Nano, souviens-toi de ton frangin. Jusqu'au bout, il a été propre et courageux et, devant la mort même, je ne tremble pas. Adieu petite maman chérie. Pardonne-moi tous les tracas que je t'ai faits. J'ai lutté pour une vie meilleure; peut-être un jour tu me comprendras !
Adieu mon vieux papa. Je te remercie d'avoir été chic avec moi. Garde un bon souvenir de ton fils. Toto, Tototte, adieu, je vous aimais comme mes autres parents. Nano, sois un bon fils, tu es le seul fils qui leur reste, ne fais pas d'imprudence.
Adieu tous ceux que j'ai aimés, tous ceux qui m'aimaient, ceux de Nantua et les autres.

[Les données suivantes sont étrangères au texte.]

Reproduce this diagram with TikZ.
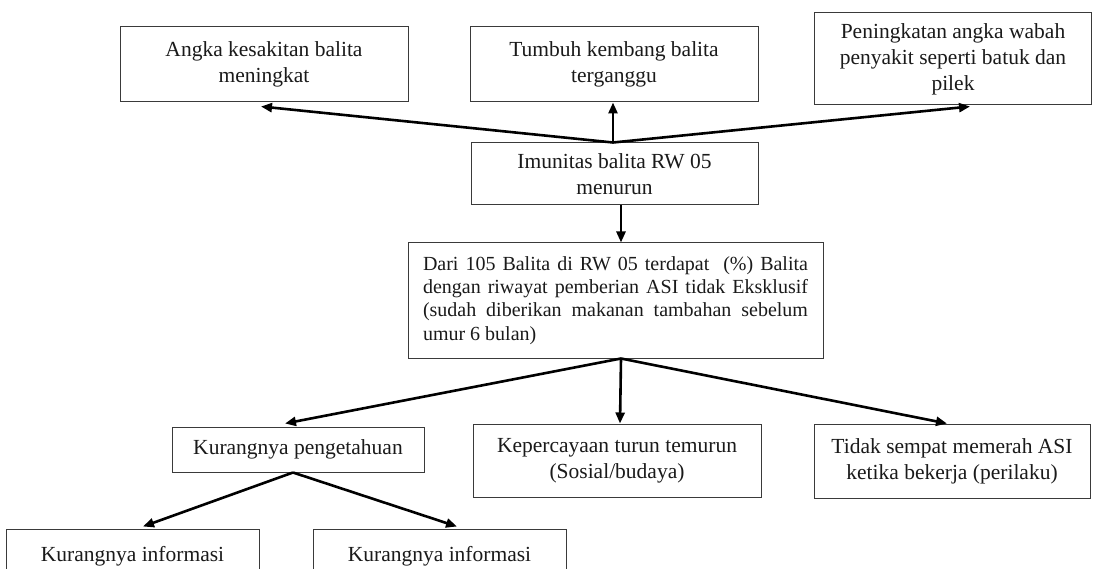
\documentclass[tikz,border=0pt]{standalone}
\usepackage{fontspec}
\setmainfont{Liberation Serif}
\usetikzlibrary{arrows.meta}
\definecolor{boxline}{HTML}{3A3A3A}
\definecolor{txt}{HTML}{1A1A1A}
\begin{document}
\begin{tikzpicture}[x=1pt,y=-1pt,
  box/.style={draw=boxline,line width=1pt,rectangle,inner sep=0pt,align=center,
    text=txt,font=\fontsize{21.5}{26}\selectfont},
  arr/.style={draw=black,line width=2.6pt,-{Triangle[length=11pt,width=9pt]}}]
\useasboundingbox (0,0) rectangle (1094,569);
\clip (0,0) rectangle (1094,569);
\fill[white] (0,0) rectangle (1094,569);
% top row
\node[box,minimum width=288pt,minimum height=75pt] (b1) at (264,64.5) {Angka kesakitan balita\\meningkat};
\node[box,minimum width=288pt,minimum height=75pt] (b2) at (614,64.5) {Tumbuh kembang balita\\terganggu};
\node[box,minimum width=277pt,minimum height=92pt] (b3) at (953,59) {Peningkatan angka wabah\\penyakit seperti batuk dan\\pilek};
% middle
\node[box,minimum width=287pt,minimum height=62pt] (imun) at (614.5,174) {Imunitas balita RW 05\\menurun};
\node[box,minimum width=415pt,minimum height=115pt,align=left,font=\fontsize{20}{23.3}\selectfont] (dari) at (615.5,300.5)
  {\makebox[385pt][s]{Dari 105 Balita di RW 05 terdapat \ (\%) Balita}\\
   \makebox[385pt][s]{dengan riwayat pemberian ASI tidak Eksklusif}\\
   \makebox[385pt][s]{(sudah diberikan makanan tambahan sebelum}\\
   umur 6 bulan)};
% causes
\node[box,minimum width=252pt,minimum height=45pt] (kp) at (298,449.5) {Kurangnya pengetahuan};
\node[box,minimum width=288pt,minimum height=73pt] (kep) at (617,460.5) {Kepercayaan turun temurun\\(Sosial/budaya)};
\node[box,minimum width=276pt,minimum height=74pt] (tidak) at (952,461) {Tidak sempat memerah ASI\\ketika bekerja (perilaku)};
% bottom
\node[box,minimum width=253pt,minimum height=54pt] (ki1) at (132.5,556) {Kurangnya informasi};
\node[box,minimum width=253pt,minimum height=54pt] (ki2) at (439.5,556) {Kurangnya informasi};
% connectors
\draw[arr] ([xshift=-1.5pt]imun.north) -- ([xshift=-3pt,yshift=-4pt]b1.south);
\draw[arr] ([xshift=-1.5pt]imun.north) -- ([xshift=-1pt]b2.south);
\draw[arr] ([xshift=-1.5pt]imun.north) -- ([xshift=17pt,yshift=-1pt]b3.south);
\draw[arr] ([xshift=6.5pt]imun.south) -- ([xshift=5.5pt]dari.north);
\draw[arr] ([xshift=5.5pt]dari.south) -- ([xshift=-13pt,yshift=3pt]kp.north);
\draw[arr] ([xshift=5.5pt]dari.south) -- ([xshift=3pt]kep.north);
\draw[arr] ([xshift=5.5pt]dari.south) -- ([xshift=-5pt]tidak.north);
\draw[arr] ([xshift=-5pt]kp.south) -- ([xshift=10.5pt,yshift=2pt]ki1.north);
\draw[arr] ([xshift=-5pt]kp.south) -- ([xshift=17.5pt,yshift=2pt]ki2.north);
\end{tikzpicture}
\end{document}
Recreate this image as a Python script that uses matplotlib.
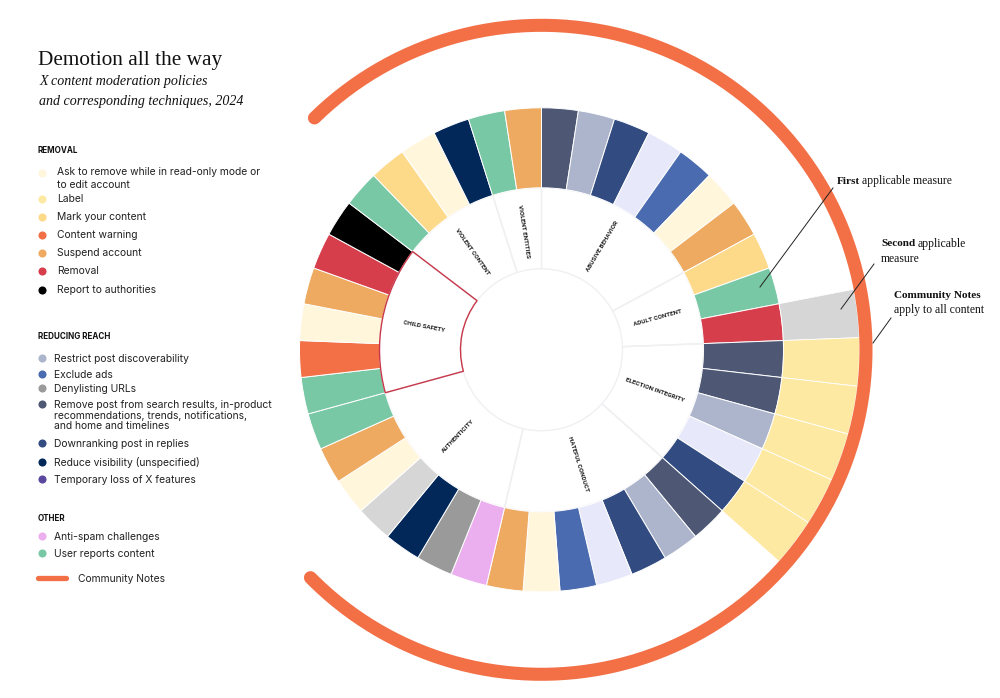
import numpy as np
import matplotlib
matplotlib.use("Agg")
import matplotlib.pyplot as plt

# policies, clockwise from the top
categories = ["ABUSIVE BEHAVIOR", "ADULT CONTENT", "ELECTION INTEGRITY", "HATEFUL CONDUCT",
              "AUTHENTICITY", "CHILD SAFETY", "VIOLENT CONTENT", "VIOLENT ENTITIES"]
category_counts = [7, 3, 5, 7, 7, 6, 4, 2]

first_measure = [
    "Remove post", "Restrict", "Downrank", "Unlisted", "Exclude ads", "Ask", "Suspend",
    "Mark", "Reports", "Removal",
    "Remove post", "Remove post", "Restrict", "Unlisted", "Downrank",
    "Remove post", "Restrict", "Downrank", "Unlisted", "Exclude ads", "Ask", "Suspend",
    "Anti-spam", "Denylist", "Reduce", "Other", "Ask", "Suspend", "Reports",
    "Reports", "Warning", "Ask", "Suspend", "Removal", "Report",
    "Reports", "Mark", "Ask", "Reduce",
    "Reports", "Suspend",
]
# second ring only exists for these policies
second_slots = [9, 10, 11, 12, 13, 14]
second_measure = ["Other", "Label", "Label", "Label", "Label", "Label"]

colors = {
    "Ask": "#FFF6DC", "Label": "#FDE9A2", "Mark": "#FDD98A", "Warning": "#F37047",
    "Suspend": "#EDAA60", "Removal": "#D63E4C", "Report": "#000000",
    "Restrict": "#ADB5CC", "Exclude ads": "#4A6BAF", "Denylist": "#9A9A9A",
    "Remove post": "#4E5875", "Downrank": "#324B80", "Reduce": "#02285A",
    "Temp loss": "#5C479F", "Anti-spam": "#EBAEEE", "Reports": "#78C7A5",
    "Unlisted": "#E7E9FA", "Other": "#D6D6D6",
}

removal_items = ["Label", "Mark your content", "Content warning", "Suspend account", "Removal", "Report to authorities"]
removal_keys = ["Label", "Mark", "Warning", "Suspend", "Removal", "Report"]
removal_y = [198, 216, 234, 252, 270, 289]
reach_items = ["Restrict post discoverability", "Exclude ads", "Denylisting URLs",
               "Remove post from search results, in-product", "Downranking post in replies",
               "Reduce visibility (unspecified)", "Temporary loss of X features"]
reach_keys = ["Restrict", "Exclude ads", "Denylist", "Remove post", "Downrank", "Reduce", "Temp loss"]
reach_y = [358, 374, 388, 404, 443, 462, 479]
other_items = ["Anti-spam challenges", "User reports content"]
other_keys = ["Anti-spam", "Reports"]
other_y = [536, 553]

SANS = "Inter"
SERIF = "Liberation Serif"
ORANGE = "#F37047"
CX, CY, RMAX = 541.5, 349.8, 340

fig = plt.figure(figsize=(10, 6.98), dpi=100)
ax = fig.add_axes([(CX - RMAX) / 1000, (698 - CY - RMAX) / 698, 2 * RMAX / 1000, 2 * RMAX / 698],
                  projection="polar")
ax.set_theta_zero_location("N")
ax.set_theta_direction(-1)
ax.set_rlim(0, RMAX)
ax.axis("off")

n = len(first_measure)
step = 2 * np.pi / n
centers = (np.arange(n) + 0.5) * step

# inner ring with policy names
edges = np.cumsum([0] + category_counts) * step
ax.bar(edges[:-1] + np.diff(edges) / 2, 81, width=np.diff(edges), bottom=81, fill=False,
       edgecolor="#F0F0F3", linewidth=1.0, zorder=1)

ax.bar(centers, 80, width=step, bottom=162, color=[colors[m] for m in first_measure],
       edgecolor="white", linewidth=0.7, zorder=2)
ax.bar(centers[second_slots], 76, width=step, bottom=242, color=[colors[m] for m in second_measure],
       edgecolor="white", linewidth=0.6, zorder=2)

i = categories.index("CHILD SAFETY")
ax.bar(edges[i] + (edges[i + 1] - edges[i]) / 2, 81, width=edges[i + 1] - edges[i], bottom=81,
       fill=False, edgecolor="#C8384A", linewidth=1.0, zorder=3)

for name, a, b in zip(categories, edges[:-1], edges[1:]):
    mid = (a + b) / 2
    deg = np.degrees(mid)
    rot = 90 - deg if deg < 180 else 270 - deg
    ax.text(mid, 120, name, rotation=rot, rotation_mode="anchor", ha="center", va="center",
            fontsize=4.6, fontweight="bold", family="Roboto", color="#222222")

# community notes arc, open on the left
arc = np.radians(np.linspace(-44.4, 225.4, 300))
ax.plot(arc, np.full(arc.shape, 324.5), color=ORANGE, lw=9.4, solid_capstyle="round")

# overlay in pixel coordinates for legend and notes
ov = fig.add_axes([0, 0, 1, 1])
ov.set_xlim(0, 1000)
ov.set_ylim(698, 0)
ov.axis("off")

ov.text(38, 60, "Demotion all the way", family=SERIF, fontsize=15.3, color="#111111", va="center")
ov.text(39, 82, "X content moderation policies", family=SERIF, style="italic", fontsize=10.1, color="#111111", va="center")
ov.text(39, 102, "and corresponding techniques, 2024", family=SERIF, style="italic", fontsize=10.1, color="#111111", va="center")


def head(y, s):
    ov.text(38, y + 0.5, s, family=SANS, fontsize=5.8, fontweight="bold", color="#111111", va="center")


def item(x, y, key, s, dot_y):
    ov.scatter([42], [dot_y], s=34, color=colors[key], linewidths=0)
    ov.text(x, y + 1, s, family=SANS, fontsize=7.45, color="#222222", va="center")


head(150, "REMOVAL")
item(57, 171, "Ask", "Ask to remove while in read-only mode or", 173)
ov.text(57, 185, "to edit account", family=SANS, fontsize=7.45, color="#222222", va="center")
for s, k, y in zip(removal_items, removal_keys, removal_y):
    item(57, y, k, s, y + 1)

head(336, "REDUCING REACH")
for s, k, y in zip(reach_items, reach_keys, reach_y):
    item(54, y, k, s, y)
ov.text(54, 416, "recommendations, trends, notifications,", family=SANS, fontsize=7.45, color="#222222", va="center")
ov.text(54, 426, "and home and timelines", family=SANS, fontsize=7.45, color="#222222", va="center")

head(518, "OTHER")
for s, k, y in zip(other_items, other_keys, other_y):
    item(54, y, k, s, y)

ov.plot([38, 66], [578, 578], color=ORANGE, lw=3.8, solid_capstyle="round")
ov.text(78, 579, "Community Notes", family=SANS, fontsize=7.45, color="#222222", va="center")

# side notes
note = dict(family=SERIF, fontsize=8.4, color="#111111", va="center")
bold_note = dict(family=SERIF, fontsize=8.1, color="#111111", va="center", fontweight="bold")
ov.text(837, 181, "First", **bold_note)
ov.text(862, 181, "applicable measure", **note)
ov.text(881, 243.5, "Second", **bold_note)
ov.text(918, 243.5, "applicable", **note)
ov.text(881, 258.5, "measure", **note)
ov.text(894, 295.5, "Community Notes", **bold_note)
ov.text(894, 310.5, "apply to all content", **note)
ov.plot([833, 760], [188, 287], color="#222222", lw=0.7)
ov.plot([874, 841], [264, 309], color="#222222", lw=0.7)
ov.plot([891, 873], [318, 343], color="#222222", lw=0.7)

fig.savefig("out.png", dpi=100, facecolor="white")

La vie sera belle. Nous partons en chantant. Courage ! Ce n'est pas si terrible après six mois de prison. Mes derniers baisers à vous tous.
Votre Pierrot
Votre Pierrot
Et voici le poème que Paul ELUARD, ami personnel de la famille LEGROS, a écrit pour Lucien LEGROS et ses camarades
AVIS
La nuit qui précéda sa mort
La nuit qui précéda sa mort
Fut la plus courte de sa vie
L'idée qu'il existait encore
Lui brûlait le sang aux poignets
Le poids de son corps l'écœurait
Sa force le faisait gémir
C'est tout au fond de cette horreur
Qu'il a commencé à sourire
Il n'avait pas UN camarade
Mais des millions et des millions
Pour le venger il le savait
Et le jour se leva pour lui.
(1944)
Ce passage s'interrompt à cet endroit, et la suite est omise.